Business groups like the ACCI and AI Group say they want higher wages, but their recommendations for minimum wage rises show they rarely want real wages to rise
At the Senate hearings into the Fair Work Act this week, representatives from the AI Group suggested that “we are not opposing increased wages; we want a system that enables it to occur for everyone’s benefit. Otherwise, it’ll be a very short-term win.” They further argued that “we all want a system—and we want a system—that enables employers to pay sustainable increased wages.”

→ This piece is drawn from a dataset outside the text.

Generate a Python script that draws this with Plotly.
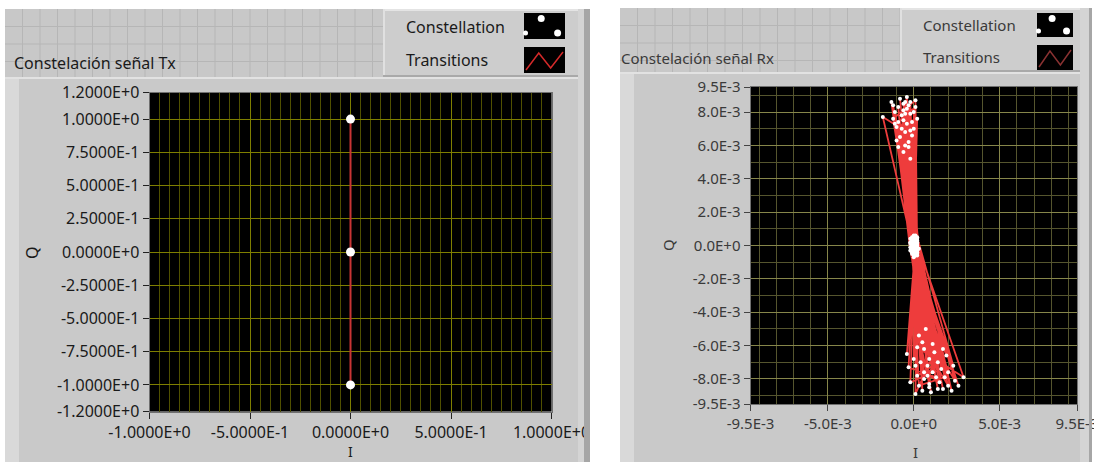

And yet over the past 5 years when the AI Group has recommended wages rises to the Fair Work Commissions it has consistently argued for wages rises mostly in line with inflation. Such wages increases, had they occurred, would have left workers on the minimum wage without any increase in real wages or living standards.
Similarly, representatives from the ACCI told the Senate committee that “we want higher wages for Australians” and yet when given the opportunity to seek higher wages for the lowest paid it rarely even advocates for a wage rise above inflation.
For 2019-20, both ACCI and the AI Group advocated for no increase at all in the minimum wage.
This year, when inflation was already at 5.1% ,ACCI recommended a 3% rise in the minimum wage while AI Group recommended a mere 2.5%. It argued that a 5.1% rise (ie in line with inflation at that time) “would have adverse impacts on the economy, on unemployment, on underemployment and on sentiment, and would be a setback for many low-income households”.
The history is clear – business groups might say in the media and at Senate hearings that they want wage rises, but when it comes time to actually advocate for them – they reveal their true colours.